Lumineux crépuscule dans le Jorat

Madeleine Roud
Image prise à Carrouge (VD) par son jeune frère Gustave, années 20-30.
Fonds photographique Gustave Roud, BCUL/© Charles-Antoine Subilia

Chercheur à l’UNIL, l’écrivain Bruno Pellegrino s’appuie sur la vie de Madeleine et Gustave Roud pour raconter le passage du temps, tout en douceur.

Discrète et curieuse, Madeleine se passionne pour les fusées et fume la pipe. Poète célèbre, son frère Gustave sillonne le Jorat à pied, avec son appareil photo. Une ferme familiale de Carrouge (VD), qui a connu des jours meilleurs, abrite ce duo de célibataires «shootés au thé». Dans son roman Là-bas, août est un mois d’automne, Bruno Pellegrino raconte l’écoulement de leurs jours, principalement dans les années 60 et 70.

L’auteur s’est inspiré des vies de Madeleine Roud (1893-1971) et de son cadet Gustave (1897-1976). «Librement, mais avec respect», précise-t-il. La distinction entre ce qui est avéré et ce qui ne l’est pas n’a d’ailleurs aucune importance pour Bruno Pellegrino (ni pour ses lecteurs).

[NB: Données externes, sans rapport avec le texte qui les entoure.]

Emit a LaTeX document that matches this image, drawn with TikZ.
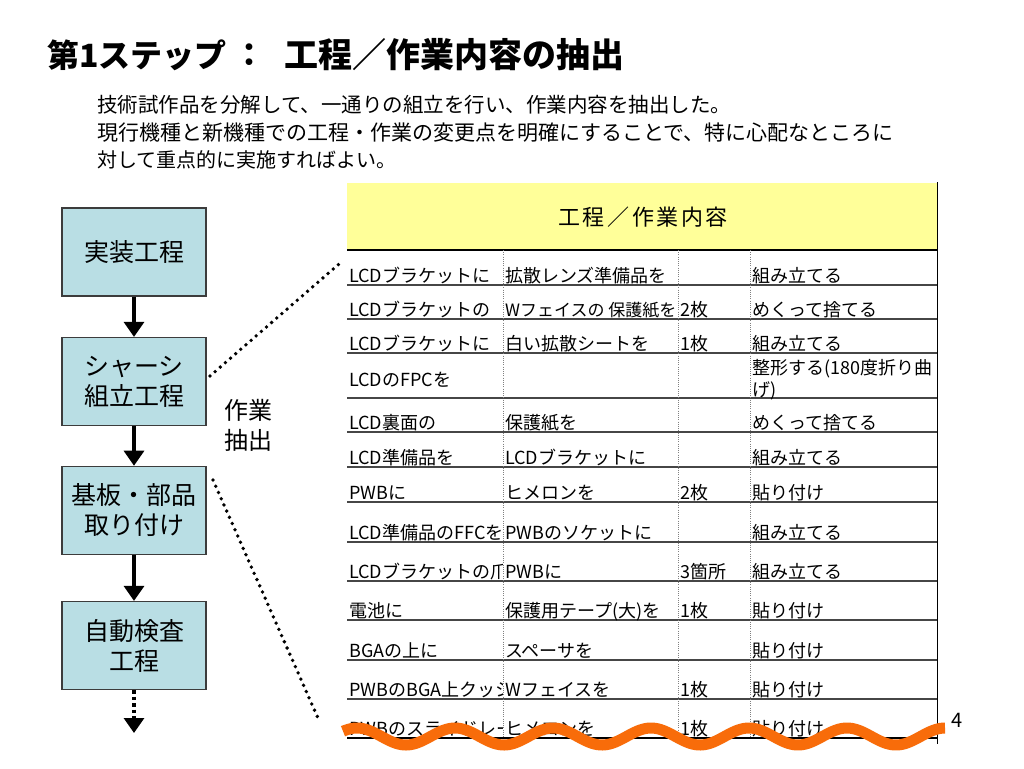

Par «honnêteté», toutefois, l’auteur n’hésite pas à faire ponctuellement irruption dans le récit, pour signaler que là, oui, il invente un peu ou que là, non, il ne sait pas.

C’est pendant ses études de Lettres à l’UNIL que Bruno Pellegrino a découvert le poète Gustave Roud, admiré par Jacques Chessex et Maurice Chappaz. «Je ne suis pas entré dans son œuvre par ses textes publiés mais par ses lettres et ses brouillons, ce qui me l’a rendu très humain», se souvient l’auteur, presque trentenaire.

Grâce à de nombreuses lectures et à des entretiens avec des personnes qui ont connu les Roud, Bruno Pellegrino réussit à rendre de manière à la fois sensible et convaincante l’atmosphère qui régnait dans la ferme du Jorat, que l’auteur a visitée plusieurs fois. De nombreux détails, comme les habitudes quotidiennes, les activités des chats de la maison, la croissance et le déclin des innombrables fleurs du jardin – un vrai cours de botanique – et le passage des saisons rendent compte de l’écoulement du temps. Car c’est l’un des sujets du roman: comment les choses prennent fin, doucement. Petit à petit, le XXe siècle cerne Madeleine et Gustave, qui vieillissent. Au-dessus de leurs têtes, Russes et Américains se disputent l’espace, comme la Gazette de Lausanne en rend compte. Juste devant chez eux, les travaux d’élargissement de la route engendrent bruit et poussière. Une partie de la grange doit être démolie.

Mais si leurs saisons glissent vers leur fin sans susciter de sentiment de nostalgie ou de tristesse, c’est grâce à l’humour et la très belle écriture de Bruno Pellegrino. De manière fluide, il mêle expressions orales, informations journalistiques et narration littéraire au cœur des paragraphes, suscitant régulièrement la surprise.

Aujourd’hui, avec plusieurs autres jeunes chercheurs installés à l’UNIL, Bruno Pellegrino collabore au projet «Gustave Roud, Œuvres complètes», soutenu par le FNS. Il s’agit pour eux de réaliser une édition critique de l’ensemble de la production du poète.

Là-bas, août est un mois d’automne. Par Bruno Pellegrino. Zoé (2018), 221 p.